Sunday, August 23, 2009

That thing we found out in the cornfield...

Y'know, for some reason the "gotta be in a relationship" bug's hit me hard. I'll be fine with it for a while, and then I'll see some young lady who either I didn't have the guts to talk to or who shot me down stuck on some fellow with a beard who seems content and approachable, if dull. It'd be one thing if I felt like an alien who wants to be like everyone else and relate to them, but I don't want that. I want to be whatever it is that I am, and reconciling whatever that is with the social structure of humanity feels nearly impossible. It just seems like any time I got into a relationship before, it was either some fateful crossing engineered by God or a very unfortunate alignment of hormones, aesthetics and availability.

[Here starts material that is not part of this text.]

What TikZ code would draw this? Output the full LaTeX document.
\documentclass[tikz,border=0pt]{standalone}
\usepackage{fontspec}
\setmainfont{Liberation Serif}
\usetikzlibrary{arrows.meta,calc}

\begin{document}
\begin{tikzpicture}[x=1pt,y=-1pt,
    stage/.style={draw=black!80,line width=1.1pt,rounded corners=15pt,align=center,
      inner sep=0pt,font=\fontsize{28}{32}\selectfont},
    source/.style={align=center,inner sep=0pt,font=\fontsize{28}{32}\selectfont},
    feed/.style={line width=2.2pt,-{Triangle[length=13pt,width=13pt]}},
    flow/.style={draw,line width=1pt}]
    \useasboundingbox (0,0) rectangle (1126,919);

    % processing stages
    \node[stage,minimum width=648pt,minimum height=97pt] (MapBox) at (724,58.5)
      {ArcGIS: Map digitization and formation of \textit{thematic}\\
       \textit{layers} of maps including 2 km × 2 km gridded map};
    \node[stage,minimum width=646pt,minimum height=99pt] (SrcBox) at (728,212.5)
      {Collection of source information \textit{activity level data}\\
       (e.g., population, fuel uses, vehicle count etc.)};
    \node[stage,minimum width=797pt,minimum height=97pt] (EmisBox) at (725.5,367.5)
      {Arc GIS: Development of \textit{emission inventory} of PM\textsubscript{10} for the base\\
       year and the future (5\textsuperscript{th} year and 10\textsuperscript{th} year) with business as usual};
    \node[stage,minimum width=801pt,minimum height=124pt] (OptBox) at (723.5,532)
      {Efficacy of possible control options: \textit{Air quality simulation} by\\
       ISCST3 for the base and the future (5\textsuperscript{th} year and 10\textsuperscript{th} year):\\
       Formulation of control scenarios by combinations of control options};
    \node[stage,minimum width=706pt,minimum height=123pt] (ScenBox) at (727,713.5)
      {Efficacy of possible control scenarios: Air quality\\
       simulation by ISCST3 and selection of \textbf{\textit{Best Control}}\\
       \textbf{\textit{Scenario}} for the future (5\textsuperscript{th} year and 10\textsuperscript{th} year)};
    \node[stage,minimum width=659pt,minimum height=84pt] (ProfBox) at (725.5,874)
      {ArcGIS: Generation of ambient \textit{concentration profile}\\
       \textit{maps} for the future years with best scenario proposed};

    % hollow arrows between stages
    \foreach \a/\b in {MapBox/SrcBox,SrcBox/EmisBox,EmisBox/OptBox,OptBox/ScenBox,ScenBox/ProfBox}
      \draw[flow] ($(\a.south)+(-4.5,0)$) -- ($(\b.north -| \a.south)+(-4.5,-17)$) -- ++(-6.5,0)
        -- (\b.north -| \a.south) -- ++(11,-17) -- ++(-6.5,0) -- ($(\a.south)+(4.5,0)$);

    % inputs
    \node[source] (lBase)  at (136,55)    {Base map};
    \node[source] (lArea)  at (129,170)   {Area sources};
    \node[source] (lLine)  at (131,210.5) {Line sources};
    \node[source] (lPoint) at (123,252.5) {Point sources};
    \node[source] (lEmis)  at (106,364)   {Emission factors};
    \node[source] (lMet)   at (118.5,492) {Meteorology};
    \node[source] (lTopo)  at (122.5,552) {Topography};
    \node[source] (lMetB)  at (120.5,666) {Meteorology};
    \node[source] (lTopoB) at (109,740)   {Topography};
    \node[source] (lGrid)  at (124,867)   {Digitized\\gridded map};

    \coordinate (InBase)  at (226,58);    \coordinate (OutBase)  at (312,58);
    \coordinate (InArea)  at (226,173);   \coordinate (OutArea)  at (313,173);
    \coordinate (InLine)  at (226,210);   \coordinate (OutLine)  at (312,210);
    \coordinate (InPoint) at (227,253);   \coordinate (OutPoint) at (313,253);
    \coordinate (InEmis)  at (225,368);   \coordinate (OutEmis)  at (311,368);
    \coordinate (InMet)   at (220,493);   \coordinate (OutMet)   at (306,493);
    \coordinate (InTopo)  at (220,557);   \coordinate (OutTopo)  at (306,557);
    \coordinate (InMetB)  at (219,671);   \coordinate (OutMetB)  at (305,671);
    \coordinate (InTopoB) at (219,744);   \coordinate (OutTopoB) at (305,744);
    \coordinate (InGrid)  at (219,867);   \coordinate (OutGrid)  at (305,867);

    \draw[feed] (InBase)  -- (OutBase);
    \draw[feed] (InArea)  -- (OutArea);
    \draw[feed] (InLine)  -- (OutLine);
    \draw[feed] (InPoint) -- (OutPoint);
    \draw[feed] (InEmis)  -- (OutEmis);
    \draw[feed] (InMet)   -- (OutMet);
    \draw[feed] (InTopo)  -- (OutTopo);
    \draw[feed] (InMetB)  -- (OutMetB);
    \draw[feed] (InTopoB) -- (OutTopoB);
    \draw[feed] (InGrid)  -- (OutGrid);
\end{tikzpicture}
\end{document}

Rationalist thought-modes would be gleeful on the anthropological ideas of group dynamics, with stability and security versus variability and irrational behavior. I have a lot of difficulty with jobs and monetary ambition. I justify it with an anarchist philosophy that I must admit I feel strongly about, but those philosophies definitely came after difficulties with fitting into the given model. I mean, ever since I was 7 I was the kid in the "smartypants motherfucker" program that wouldn't turn in homework. According to that given model, I "wasn't living up to my potential," and I had no clue what to make of it or what to do about it, until hearing the idea that maybe the values expressed in our educational/consumerist/capitalist/industrial system weren't anywhere near my own and that I might not need to care about it.

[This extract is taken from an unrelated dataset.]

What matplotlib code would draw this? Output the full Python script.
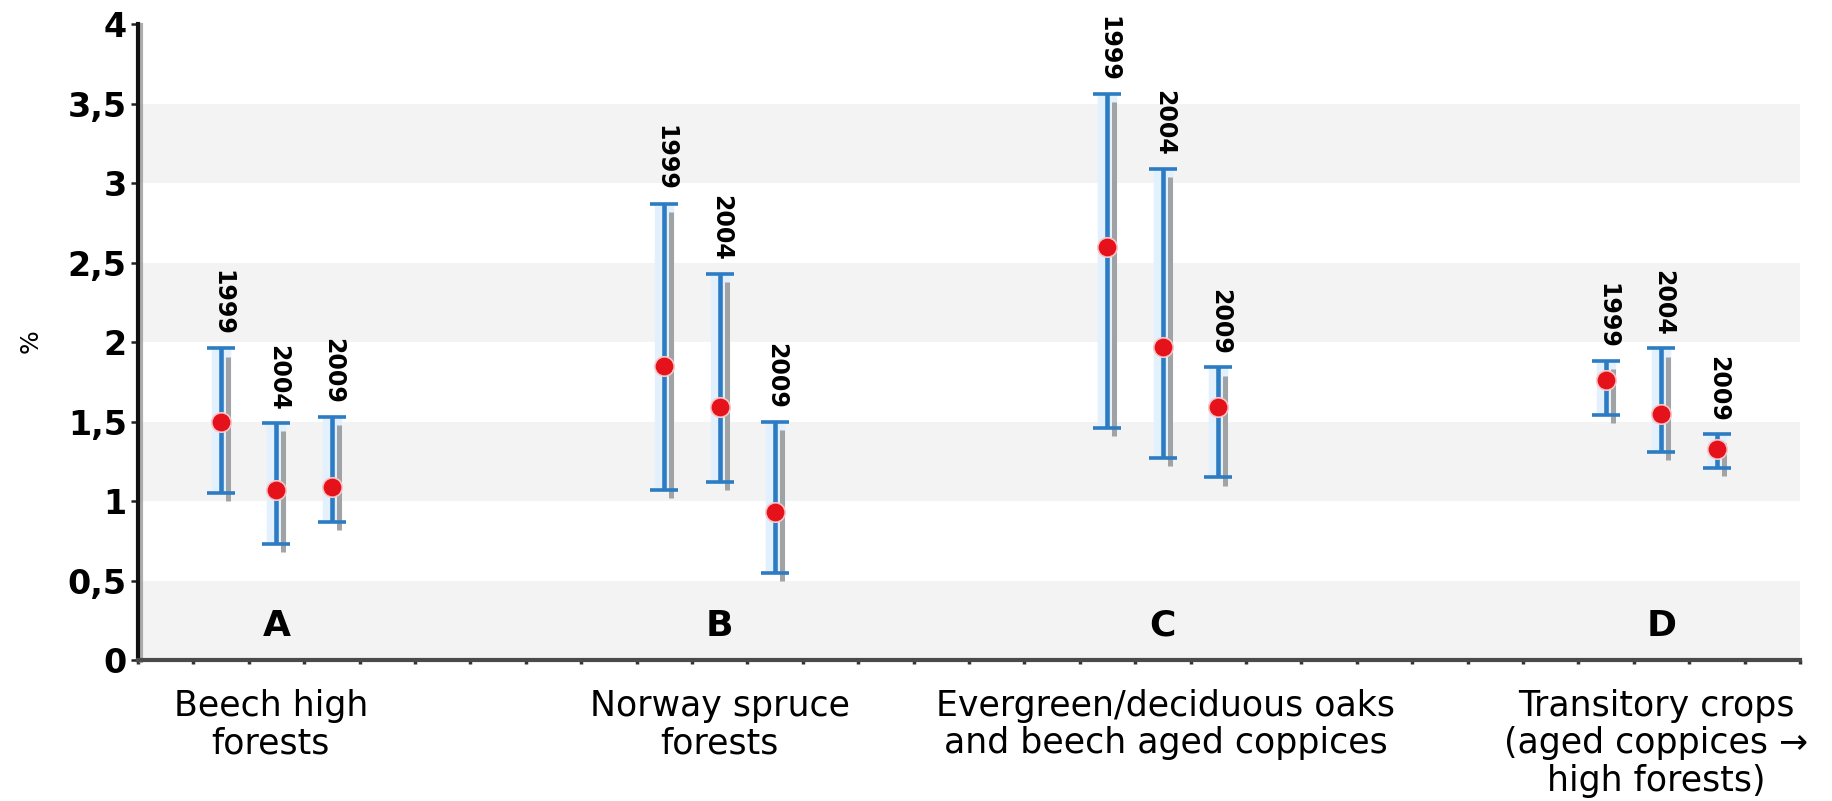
import numpy as np
import matplotlib
matplotlib.use("Agg")
import matplotlib.pyplot as plt
import matplotlib.patheffects as pe
import matplotlib.transforms as mtransforms

# forest types, survey years and the interval for each (mean, lower, upper), in %
letters = ["A", "B", "C", "D"]
categories = ["Beech high\nforests",
              "Norway spruce\nforests",
              "Evergreen/deciduous oaks\nand beech aged coppices",
              "Transitory crops\n(aged coppices \u2192\nhigh forests)"]
years = ["1999", "2004", "2009"]

mean_vals = [[1.50, 1.07, 1.09],
             [1.85, 1.59, 0.93],
             [2.60, 1.97, 1.59],
             [1.76, 1.55, 1.33]]
low_vals = [[1.05, 0.73, 0.87],
            [1.07, 1.12, 0.55],
            [1.46, 1.27, 1.15],
            [1.54, 1.31, 1.21]]
high_vals = [[1.96, 1.49, 1.53],
             [2.87, 2.43, 1.50],
             [3.56, 3.09, 1.84],
             [1.88, 1.96, 1.42]]

yticks = [0, 0.5, 1, 1.5, 2, 2.5, 3, 3.5, 4]
ytick_labels = ["0", "0,5", "1", "1,5", "2", "2,5", "3", "3,5", "4"]

group_pos = [2.5, 10.5, 18.5, 27.5]
label_pos = [2.4, 10.5, 18.55, 27.4]

blue = "#2d7cc3"
shadow = [pe.SimpleLineShadow(offset=(5, -6), shadow_color="#9a9a9a", alpha=0.9,
                              linewidth=3.6),
          pe.Normal()]

fig = plt.figure(figsize=(18.32, 8.01), dpi=100)
ax = fig.add_axes([0.0753, 0.176, 0.9072, 0.794])

# alternating bands
for y0 in [0, 1, 2, 3]:
    ax.axhspan(y0, y0 + 0.5, color="#f3f3f3", zorder=0, lw=0)

for g in range(len(letters)):
    xs = np.array(group_pos[g]) + np.array([-1, 0, 1])
    m = np.array(mean_vals[g])
    lo = np.array(low_vals[g])
    hi = np.array(high_vals[g])
    # faint halo around the bars
    ax.vlines(xs, lo, hi, color="#e2f1fd", lw=14, zorder=1)
    eb = ax.errorbar(xs, (lo + hi) / 2, yerr=(hi - lo) / 2, fmt="none",
                     ecolor=blue, elinewidth=3.3, capsize=10, capthick=2.6,
                     zorder=3)
    for art in eb.lines[2]:
        art.set_path_effects(shadow)
    ax.plot(xs, m, "o", color="#e5121b", markersize=14,
            markeredgecolor="#f6c6c6", markeredgewidth=1.2, zorder=5)
    for x, h, yr in zip(xs, hi, years):
        ax.annotate(yr, (x, h), xytext=(1, 9), textcoords="offset points",
                    rotation=270, ha="center", va="bottom", fontsize=17,
                    fontweight="bold", zorder=6)
    ax.text(group_pos[g], 0.215, letters[g], ha="center", va="center",
            fontsize=26, fontweight="bold", zorder=6)

# category names below the axis
trans = mtransforms.blended_transform_factory(ax.transData, ax.transAxes)
for x, name in zip(label_pos, categories):
    ax.annotate(name, (x, 0), xycoords=trans, xytext=(0, -21),
                textcoords="offset points", ha="center", va="top",
                fontsize=25, linespacing=1.12, annotation_clip=False)

ax.set_xlim(0, 30)
ax.set_ylim(0, 4)
ax.set_yticks(yticks)
ax.set_yticklabels(ytick_labels, fontsize=24, fontweight="bold")
ax.set_xticks(np.arange(0, 31))
ax.set_xticklabels([])
ax.tick_params(axis="y", length=5, width=1.8, pad=3, color="#222222")
ax.tick_params(axis="x", length=3, width=2.5, color="#333333")

ax.spines["top"].set_visible(False)
ax.spines["right"].set_visible(False)
ax.spines["left"].set_linewidth(3)
ax.spines["left"].set_color("#111111")
ax.spines["left"].set_path_effects([pe.SimpleLineShadow(offset=(2, -1), shadow_color="#999999", alpha=0.8), pe.Normal()])
ax.spines["bottom"].set_linewidth(3)
ax.spines["bottom"].set_color("#4a4a4a")
ax.patch.set_facecolor("white")

fig.text(31 / 1832, 1 - 341 / 801, "%", rotation=90, ha="center", va="center",
         fontsize=18)

fig.savefig("out.png", dpi=100)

Unfortunately, I still do. I still find myself terrified of working creatively, and despite my aversion to paperwork and most of the way that modern government really operates, I can't bring myself to live on the rails, join a monastery or find a commune.

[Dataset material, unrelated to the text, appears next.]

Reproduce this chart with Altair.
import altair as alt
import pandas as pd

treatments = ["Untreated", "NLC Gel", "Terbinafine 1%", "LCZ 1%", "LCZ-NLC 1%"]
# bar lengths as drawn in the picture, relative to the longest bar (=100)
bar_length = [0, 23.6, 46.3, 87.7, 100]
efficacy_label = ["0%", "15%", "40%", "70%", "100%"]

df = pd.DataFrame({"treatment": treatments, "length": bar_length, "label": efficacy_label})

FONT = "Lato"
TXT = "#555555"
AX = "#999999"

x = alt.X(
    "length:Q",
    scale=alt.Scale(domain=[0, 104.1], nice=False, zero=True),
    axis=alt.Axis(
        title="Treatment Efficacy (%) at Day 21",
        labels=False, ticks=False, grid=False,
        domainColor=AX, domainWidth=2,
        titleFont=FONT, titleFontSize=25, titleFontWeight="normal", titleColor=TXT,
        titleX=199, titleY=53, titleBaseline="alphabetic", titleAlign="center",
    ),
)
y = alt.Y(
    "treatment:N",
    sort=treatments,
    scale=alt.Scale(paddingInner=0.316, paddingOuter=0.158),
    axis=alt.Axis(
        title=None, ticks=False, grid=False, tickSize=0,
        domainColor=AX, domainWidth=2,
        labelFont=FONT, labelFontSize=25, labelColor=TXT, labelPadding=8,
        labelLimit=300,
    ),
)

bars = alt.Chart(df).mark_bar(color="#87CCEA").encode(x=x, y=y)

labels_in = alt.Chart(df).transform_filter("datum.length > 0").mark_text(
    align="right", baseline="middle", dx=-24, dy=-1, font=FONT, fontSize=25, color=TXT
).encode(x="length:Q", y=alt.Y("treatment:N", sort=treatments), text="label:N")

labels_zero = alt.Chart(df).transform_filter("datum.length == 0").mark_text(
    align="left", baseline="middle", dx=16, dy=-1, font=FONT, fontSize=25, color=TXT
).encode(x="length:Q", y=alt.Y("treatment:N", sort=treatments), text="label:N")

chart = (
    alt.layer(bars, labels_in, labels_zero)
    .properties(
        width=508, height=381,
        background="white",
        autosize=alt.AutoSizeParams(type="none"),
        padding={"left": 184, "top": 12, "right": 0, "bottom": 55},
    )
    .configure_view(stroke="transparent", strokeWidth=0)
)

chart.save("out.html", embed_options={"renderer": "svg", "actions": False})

I keep going back to my family while I'm writing this. I can sum up my childhood and family life with the following scenario: My first bicycle was just a tad too big for me to pedal comfortably, and the rationale was that I would grow into the bike while learning on it at whatever size I was at the time. It took a tempest on my part to point out that the pedals left my feet as I tried to ride. I received neither comfort nor apology, but instead, "Look! It's a smaller bike! Aren't you excited?" No admittance of damage, no apology for not believing me, and no willingness to communicate on any levels aside from small talk and tantrum. It was so strange. The only phenomenon that I can think to describe it is the very uncomfortable feeling of centripetal force on a roller coaster or train making a turn. I wasn't mad about the bike as much as I was mad that they didn't believe me, they didn't trust me, and they didn't care that I was hurt. I was loved, sure. It wasn't an abusive household (although I to recall times when my dad would hit me, scream at me or elbow me, which would generate years of patricidal fantasies that eventually subsided as I got into adulthood), and I wasn't physically neglected, but I received absolutely no attempts on my parent's part to understand my motivations. During my mom's illness, expressions of affection became thinly-masked calls for death, rage, and blame, and I think that, especially after my father remarried to a very ambitious woman, he just got tired of me, and I completely lack that sense of safety that a lot of other people have with the familial ideal. I watch the other "Boomerang Generation" folks dress and act like a long, terrible joke while trying to formulate the punchline as they go along, and just stumbling into some new idiotic quote or bit of kitsch to keep the damned thing limping along, secure that their parents have their back, confident that they have the support they need to get through whatever they're going through in this period. Much as I feel like their appearances and actions are absolutely ludicrous, I'm envious of the support more than anything else.

I don't want to end this with feeling scared and alone. I have support out there: it's unconventional, it gets a little suffocating sometimes and it has just about the same bank account issues that I do. I suppose that sense of alienation has some very strong fundamental roots, but it's just a sense, not a rule of existence.